-- begin Data section --

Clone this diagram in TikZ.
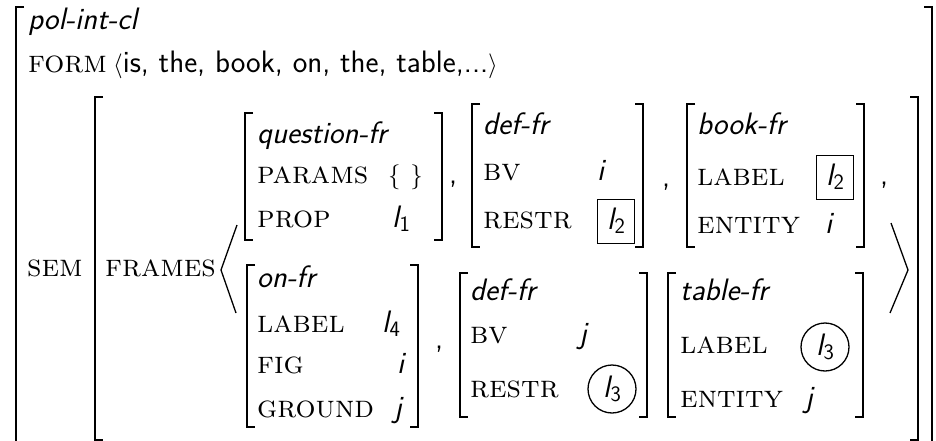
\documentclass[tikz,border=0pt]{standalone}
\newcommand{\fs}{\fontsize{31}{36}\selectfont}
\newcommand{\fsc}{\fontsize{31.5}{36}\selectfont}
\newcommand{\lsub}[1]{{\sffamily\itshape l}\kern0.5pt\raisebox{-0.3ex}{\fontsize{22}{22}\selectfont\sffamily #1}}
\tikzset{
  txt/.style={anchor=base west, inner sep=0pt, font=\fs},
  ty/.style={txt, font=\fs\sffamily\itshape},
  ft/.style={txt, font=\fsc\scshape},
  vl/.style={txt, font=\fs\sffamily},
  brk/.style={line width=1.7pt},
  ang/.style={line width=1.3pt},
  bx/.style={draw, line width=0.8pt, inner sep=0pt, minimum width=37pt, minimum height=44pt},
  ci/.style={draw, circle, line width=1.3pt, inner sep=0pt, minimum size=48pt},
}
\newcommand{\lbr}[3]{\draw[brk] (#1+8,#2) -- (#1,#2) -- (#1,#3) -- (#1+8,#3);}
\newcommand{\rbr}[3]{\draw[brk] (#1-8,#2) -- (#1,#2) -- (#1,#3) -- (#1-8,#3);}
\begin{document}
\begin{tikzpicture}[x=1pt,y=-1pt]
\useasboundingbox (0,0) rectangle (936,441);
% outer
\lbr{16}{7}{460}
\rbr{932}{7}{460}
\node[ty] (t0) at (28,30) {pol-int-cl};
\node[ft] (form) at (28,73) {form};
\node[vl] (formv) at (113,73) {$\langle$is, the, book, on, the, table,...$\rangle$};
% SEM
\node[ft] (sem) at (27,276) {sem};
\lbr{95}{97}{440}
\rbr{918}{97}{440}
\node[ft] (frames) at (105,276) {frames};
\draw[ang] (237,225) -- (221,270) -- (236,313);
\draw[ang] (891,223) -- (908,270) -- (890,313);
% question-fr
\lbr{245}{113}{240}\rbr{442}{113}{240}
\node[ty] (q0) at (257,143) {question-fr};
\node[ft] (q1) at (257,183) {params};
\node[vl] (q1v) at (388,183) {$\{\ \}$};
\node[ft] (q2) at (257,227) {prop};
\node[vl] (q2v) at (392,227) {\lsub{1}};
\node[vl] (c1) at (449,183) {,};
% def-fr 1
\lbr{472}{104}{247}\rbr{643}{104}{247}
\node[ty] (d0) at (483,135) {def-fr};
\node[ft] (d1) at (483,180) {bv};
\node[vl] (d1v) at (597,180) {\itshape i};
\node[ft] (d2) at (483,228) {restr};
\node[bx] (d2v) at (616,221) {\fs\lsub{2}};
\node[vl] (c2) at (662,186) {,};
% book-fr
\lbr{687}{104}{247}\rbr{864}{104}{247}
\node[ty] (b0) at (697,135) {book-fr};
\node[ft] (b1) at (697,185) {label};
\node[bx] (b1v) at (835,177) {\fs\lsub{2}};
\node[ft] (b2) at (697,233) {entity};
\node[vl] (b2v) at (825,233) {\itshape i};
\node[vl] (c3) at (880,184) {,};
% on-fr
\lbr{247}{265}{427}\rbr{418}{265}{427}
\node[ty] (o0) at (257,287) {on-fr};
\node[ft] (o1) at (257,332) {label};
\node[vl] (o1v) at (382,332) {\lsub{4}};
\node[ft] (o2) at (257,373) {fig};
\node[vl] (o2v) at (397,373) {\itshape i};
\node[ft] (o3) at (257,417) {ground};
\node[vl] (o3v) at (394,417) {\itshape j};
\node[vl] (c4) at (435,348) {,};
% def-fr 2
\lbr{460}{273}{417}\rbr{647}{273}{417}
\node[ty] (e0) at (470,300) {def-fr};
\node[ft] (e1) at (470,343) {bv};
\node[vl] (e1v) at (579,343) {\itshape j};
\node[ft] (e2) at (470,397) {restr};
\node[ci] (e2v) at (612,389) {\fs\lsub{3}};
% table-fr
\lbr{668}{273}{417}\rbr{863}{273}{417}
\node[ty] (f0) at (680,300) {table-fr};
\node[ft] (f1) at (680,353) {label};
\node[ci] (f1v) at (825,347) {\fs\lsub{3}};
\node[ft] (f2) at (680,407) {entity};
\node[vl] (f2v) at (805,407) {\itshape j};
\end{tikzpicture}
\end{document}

-- end Data section --

• **Request**
All the lines above are to be given again exactly as they read, with the pictures removed.

• **The response**
Clone this diagram in TikZ.
\documentclass[tikz,border=0pt]{standalone}
\newcommand{\fs}{\fontsize{31}{36}\selectfont}
\newcommand{\fsc}{\fontsize{31.5}{36}\selectfont}
\newcommand{\lsub}[1]{{\sffamily\itshape l}\kern0.5pt\raisebox{-0.3ex}{\fontsize{22}{22}\selectfont\sffamily #1}}
\tikzset{
  txt/.style={anchor=base west, inner sep=0pt, font=\fs},
  ty/.style={txt, font=\fs\sffamily\itshape},
  ft/.style={txt, font=\fsc\scshape},
  vl/.style={txt, font=\fs\sffamily},
  brk/.style={line width=1.7pt},
  ang/.style={line width=1.3pt},
  bx/.style={draw, line width=0.8pt, inner sep=0pt, minimum width=37pt, minimum height=44pt},
  ci/.style={draw, circle, line width=1.3pt, inner sep=0pt, minimum size=48pt},
}
\newcommand{\lbr}[3]{\draw[brk] (#1+8,#2) -- (#1,#2) -- (#1,#3) -- (#1+8,#3);}
\newcommand{\rbr}[3]{\draw[brk] (#1-8,#2) -- (#1,#2) -- (#1,#3) -- (#1-8,#3);}
\begin{document}
\begin{tikzpicture}[x=1pt,y=-1pt]
\useasboundingbox (0,0) rectangle (936,441);
% outer
\lbr{16}{7}{460}
\rbr{932}{7}{460}
\node[ty] (t0) at (28,30) {pol-int-cl};
\node[ft] (form) at (28,73) {form};
\node[vl] (formv) at (113,73) {$\langle$is, the, book, on, the, table,...$\rangle$};
% SEM
\node[ft] (sem) at (27,276) {sem};
\lbr{95}{97}{440}
\rbr{918}{97}{440}
\node[ft] (frames) at (105,276) {frames};
\draw[ang] (237,225) -- (221,270) -- (236,313);
\draw[ang] (891,223) -- (908,270) -- (890,313);
% question-fr
\lbr{245}{113}{240}\rbr{442}{113}{240}
\node[ty] (q0) at (257,143) {question-fr};
\node[ft] (q1) at (257,183) {params};
\node[vl] (q1v) at (388,183) {$\{\ \}$};
\node[ft] (q2) at (257,227) {prop};
\node[vl] (q2v) at (392,227) {\lsub{1}};
\node[vl] (c1) at (449,183) {,};
% def-fr 1
\lbr{472}{104}{247}\rbr{643}{104}{247}
\node[ty] (d0) at (483,135) {def-fr};
\node[ft] (d1) at (483,180) {bv};
\node[vl] (d1v) at (597,180) {\itshape i};
\node[ft] (d2) at (483,228) {restr};
\node[bx] (d2v) at (616,221) {\fs\lsub{2}};
\node[vl] (c2) at (662,186) {,};
% book-fr
\lbr{687}{104}{247}\rbr{864}{104}{247}
\node[ty] (b0) at (697,135) {book-fr};
\node[ft] (b1) at (697,185) {label};
\node[bx] (b1v) at (835,177) {\fs\lsub{2}};
\node[ft] (b2) at (697,233) {entity};
\node[vl] (b2v) at (825,233) {\itshape i};
\node[vl] (c3) at (880,184) {,};
% on-fr
\lbr{247}{265}{427}\rbr{418}{265}{427}
\node[ty] (o0) at (257,287) {on-fr};
\node[ft] (o1) at (257,332) {label};
\node[vl] (o1v) at (382,332) {\lsub{4}};
\node[ft] (o2) at (257,373) {fig};
\node[vl] (o2v) at (397,373) {\itshape i};
\node[ft] (o3) at (257,417) {ground};
\node[vl] (o3v) at (394,417) {\itshape j};
\node[vl] (c4) at (435,348) {,};
% def-fr 2
\lbr{460}{273}{417}\rbr{647}{273}{417}
\node[ty] (e0) at (470,300) {def-fr};
\node[ft] (e1) at (470,343) {bv};
\node[vl] (e1v) at (579,343) {\itshape j};
\node[ft] (e2) at (470,397) {restr};
\node[ci] (e2v) at (612,389) {\fs\lsub{3}};
% table-fr
\lbr{668}{273}{417}\rbr{863}{273}{417}
\node[ty] (f0) at (680,300) {table-fr};
\node[ft] (f1) at (680,353) {label};
\node[ci] (f1v) at (825,347) {\fs\lsub{3}};
\node[ft] (f2) at (680,407) {entity};
\node[vl] (f2v) at (805,407) {\itshape j};
\end{tikzpicture}
\end{document}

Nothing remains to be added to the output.